(Cyberwar.news) In 2010 the Federal Trade Commission launched an initiative aimed at preventing online media and tech companies from tracking the activities of users, but five years later the effort has largely been a failure because the biggest firms were essentially exempted.
As reported by Recode, the FTC’s action – which was similar to the also-failed “Do Not Call Registry” in that it did not adequately end unwanted telemarking calls [PDF] – came after a series of reports by The Wall Street Journal that exposed the underhanded and secretive manner in which tech/media companies collected users’ personal data, so they could target them with advertising.
And while many felt the intentions were good, the manner in which the initiative was set up and launched gave a distinct advantage to the largest tech firms. In other words, they were pretty much free to continue doing exactly what the FTC’s “Do Not Track” initiative was intended to stop.
Recode reported further:
By tapping the World Wide Web Consortium, an organization that sets standards for the Web, to work out the details for implementing Do Not Track, the FTC relied on a group dominated by powerful Internet companies. These companies included Google, Facebook and Yahoo, whose businesses depend on online advertising, which require the precision tracking of users. To put it another way, that’s like Sony Pictures inviting the North Koreans to run vulnerability tests on its computer networks.
It’s of little surprise, then, that the Consortium, which created a working group that initially involved representatives from technology, advertising and publishing — found a way to make life difficult for everyone but the biggest Internet players.
“Incredibly, the same big players who hijacked the process could make this one-sided policy a de facto global standard. This gives them a data advantage through tricks and traps, not product innovation,” David Wainberg, privacy counsel for AppNexus, an ad-tech company, told Recode.
Now, however, Congress appears set to get in on the act. Democratic Sens. Ed Markey of Massachusetts and Richard Blumenthal of Connecticut have filed “The Do Not Track Act” which seeks to put into law what the FTC attempted, however weakly, to implement through policy.
“Consumers need this protection against invasive tracking — companies that collect private, sensitive information with every online click,” Blumenthal said in a statement. “The ‘Do Not Track Act’ prevents privacy abuse and gives back control over personal lives online. People deserve to be empowered to stop trackers who collect and store their personal, private information.”

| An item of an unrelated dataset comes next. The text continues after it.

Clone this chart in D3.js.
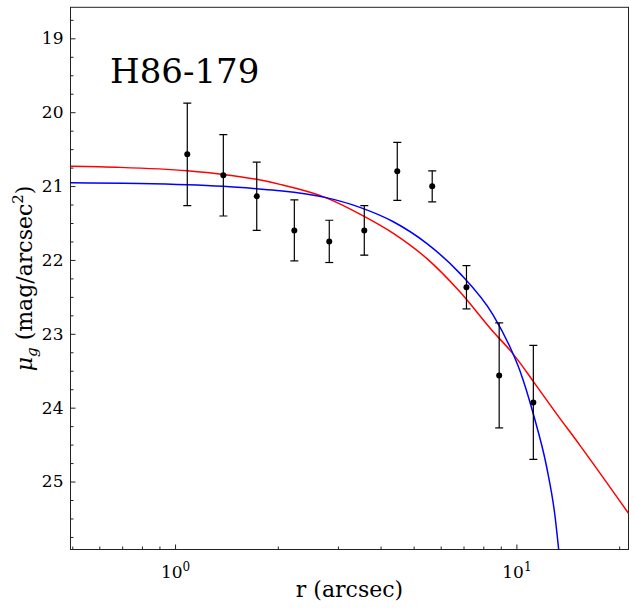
<!DOCTYPE html>
<html>
<head>
<meta charset="utf-8">
<script src="https://cdn.jsdelivr.net/npm/d3@7"></script>
<style>
  body { margin: 0; background: #fff; }
</style>
</head>
<body>
<div id="chart"></div>
<script>
// observed profile
const radius = [1.086, 1.385, 1.735, 2.236, 2.830, 3.584, 4.477, 5.667, 7.140, 8.903, 11.21];
const mu = [20.571, 20.855, 21.139, 21.600, 21.749, 21.600, 20.801, 21.004, 22.370, 23.563, 23.929];
const muErr = [0.695, 0.550, 0.462, 0.413, 0.286, 0.336, 0.393, 0.210, 0.293, 0.711, 0.772];

// red model
const redR = [0.494, 0.69, 1.086, 1.385, 1.735, 2.03, 2.75, 3.48, 4.36, 5.46, 6.83, 8.55, 9.57, 10.01, 11.23, 13.0, 15.35, 21.3];
const redMu = [20.733, 20.747, 20.793, 20.842, 20.909, 20.977, 21.153, 21.379, 21.640, 21.979, 22.431, 22.973, 23.221, 23.333, 23.65, 24.06, 24.51, 25.43];

// blue model
const blueR = [0.494, 1.086, 1.385, 1.735, 2.03, 2.75, 3.48, 4.36, 5.46, 6.83, 8.55, 9.57, 10.24, 11.23, 12.26, 12.96, 13.3];
const blueMu = [20.955, 20.982, 21.004, 21.037, 21.064, 21.153, 21.288, 21.483, 21.776, 22.182, 22.747, 23.176, 23.50, 24.1, 24.8, 25.45, 25.92];

const yTicks = [19, 20, 21, 22, 23, 24, 25];
const xTicks = [1, 10];
const title = 'H86-179';

const width = 634, height = 608;
const mLeft = 70.5, mRight = 628.5, mTop = 7.3, mBottom = 549.5;
const serif = '"DejaVu Serif", "Liberation Serif", serif';

const svg = d3.select('#chart')
    .append('svg')
    .attr('width', width)
    .attr('height', height)
    .style('font-family', serif);

const x = d3.scaleLog().domain([0.494, 21.3]).range([mLeft, mRight]);
const y = d3.scaleLinear().domain([18.58, 25.92]).range([mTop, mBottom]);

svg.append('clipPath')
    .attr('id', 'plot-clip')
    .append('rect')
    .attr('x', mLeft).attr('y', mTop)
    .attr('width', mRight - mLeft).attr('height', mBottom - mTop);

// Axes (ticks inward, only left and bottom)
const yMinor = d3.range(18.75, 25.92, 0.25).filter(v => Math.abs(v - Math.round(v)) > 1e-6);
const xMinor = [0.5, 0.6, 0.7, 0.8, 0.9, 2, 3, 4, 5, 6, 7, 8, 9, 20].filter(v => v >= 0.494 && v <= 21.3);

const yAxis = svg.append('g')
    .attr('transform', `translate(${mLeft},0)`)
    .call(d3.axisLeft(y).tickValues(yTicks).tickSize(-5).tickPadding(7).tickFormat(d3.format('d')));
yAxis.select('.domain').remove();
yAxis.selectAll('text').attr('font-size', 17).style('font-family', serif).attr('fill', '#000');
yAxis.selectAll('line').attr('stroke', '#222');

svg.append('g')
    .attr('transform', `translate(${mLeft},0)`)
    .call(d3.axisLeft(y).tickValues(yMinor).tickSize(-3).tickFormat(''))
    .call(g => g.select('.domain').remove())
    .selectAll('line').attr('stroke', '#222');

const xAxis = svg.append('g')
    .attr('transform', `translate(0,${mBottom})`)
    .call(d3.axisBottom(x).tickValues(xTicks).tickSize(-5).tickFormat(''));
xAxis.select('.domain').remove();
xAxis.selectAll('line').attr('stroke', '#222');
xAxis.selectAll('.tick').append('text')
    .attr('y', 28)
    .attr('text-anchor', 'middle')
    .attr('font-size', 17)
    .attr('fill', '#000')
    .style('font-family', serif)
    .call(t => {
        t.append('tspan').text('10');
        t.append('tspan').attr('dy', -7).attr('font-size', 12).text(d => Math.round(Math.log10(d)));
    });

svg.append('g')
    .attr('transform', `translate(0,${mBottom})`)
    .call(d3.axisBottom(x).tickValues(xMinor).tickSize(-3).tickFormat(''))
    .call(g => g.select('.domain').remove())
    .selectAll('line').attr('stroke', '#222');

// Frame
svg.append('rect')
    .attr('x', mLeft).attr('y', mTop)
    .attr('width', mRight - mLeft).attr('height', mBottom - mTop)
    .attr('fill', 'none')
    .attr('stroke', '#222')
    .attr('stroke-width', 1);

const plot = svg.append('g').attr('clip-path', 'url(#plot-clip)');

const line = d3.line()
    .x(d => x(d[0]))
    .y(d => y(d[1]))
    .curve(d3.curveMonotoneX);

plot.append('path')
    .datum(d3.zip(redR, redMu))
    .attr('d', line)
    .attr('fill', 'none')
    .attr('stroke', '#ff0000')
    .attr('stroke-width', 1.5);

plot.append('path')
    .datum(d3.zip(blueR, blueMu))
    .attr('d', line)
    .attr('fill', 'none')
    .attr('stroke', '#0000ff')
    .attr('stroke-width', 1.5);

// Error bars and points
const points = radius.map((r, i) => ({ r: r, mu: mu[i], err: muErr[i] }));
const cap = 4;

const bars = plot.append('g')
    .selectAll('g')
    .data(points)
    .join('g')
    .attr('stroke', '#000')
    .attr('stroke-width', 1.2);

bars.append('line')
    .attr('x1', d => x(d.r)).attr('x2', d => x(d.r))
    .attr('y1', d => y(d.mu - d.err)).attr('y2', d => y(d.mu + d.err));
bars.append('line')
    .attr('x1', d => x(d.r) - cap).attr('x2', d => x(d.r) + cap)
    .attr('y1', d => y(d.mu - d.err)).attr('y2', d => y(d.mu - d.err));
bars.append('line')
    .attr('x1', d => x(d.r) - cap).attr('x2', d => x(d.r) + cap)
    .attr('y1', d => y(d.mu + d.err)).attr('y2', d => y(d.mu + d.err));

plot.append('g')
    .selectAll('circle')
    .data(points)
    .join('circle')
    .attr('cx', d => x(d.r))
    .attr('cy', d => y(d.mu))
    .attr('r', 3)
    .attr('fill', '#000');

// Title inside the plot
svg.append('text')
    .attr('x', 110)
    .attr('y', 83)
    .attr('font-size', 34)
    .style('font-family', serif)
    .text(title);

// Axis labels
svg.append('text')
    .attr('x', (mLeft + mRight) / 2)
    .attr('y', 597)
    .attr('text-anchor', 'middle')
    .attr('font-size', 22)
    .style('font-family', serif)
    .text('r (arcsec)');

const ylab = svg.append('text')
    .attr('transform', `translate(32,${(mTop + mBottom) / 2}) rotate(-90)`)
    .attr('text-anchor', 'middle')
    .attr('font-size', 22)
    .style('font-family', serif);
ylab.append('tspan').attr('font-style', 'italic').text('μ');
ylab.append('tspan').attr('font-size', 15).attr('font-style', 'italic').attr('dy', 5).text('g');
ylab.append('tspan').attr('dy', -5).text(' (mag/arcsec');
ylab.append('tspan').attr('font-size', 15).attr('dy', -9).text('2');
ylab.append('tspan').attr('dy', 9).text(')');
</script>
</body>
</html>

While that sounds like a noble objective, the measure would put companies like AppNexus at a distinct disadvantage to the larger social media networks and tech companies like Facebook and Google:
The proposed a set of rules released last August for public comment allow Internet publishers with a direct relationship with consumers — say, Facebook or Google — to remember who you are, what you looked at and what you did while on their sites, so long as they don’t pass the information along to third parties. Third parties, such as independent ad networks, would be required to “treat you as someone about whom they know nothing and remember nothing.”
“The Do Not Track debate has put us in an uncomfortable position,” Wainberg said. “In opposing the Do Not Track policy, people can characterize us as anti-privacy. What we do not want [are] policies that tilt the competitive playing field, especially without a commensurate privacy benefit for users.”
Others agreed. John Simpson, privacy director of the Santa Monica-based the nonprofit group Consumer Watchdog, said the measure is “loophole-laden” and essentially toothless.
So, for the time being anyway, tech companies are free to continue tracking you and your online activity, for the purposes of targeting ads. What they do with your information after they have it is, of course, another matter.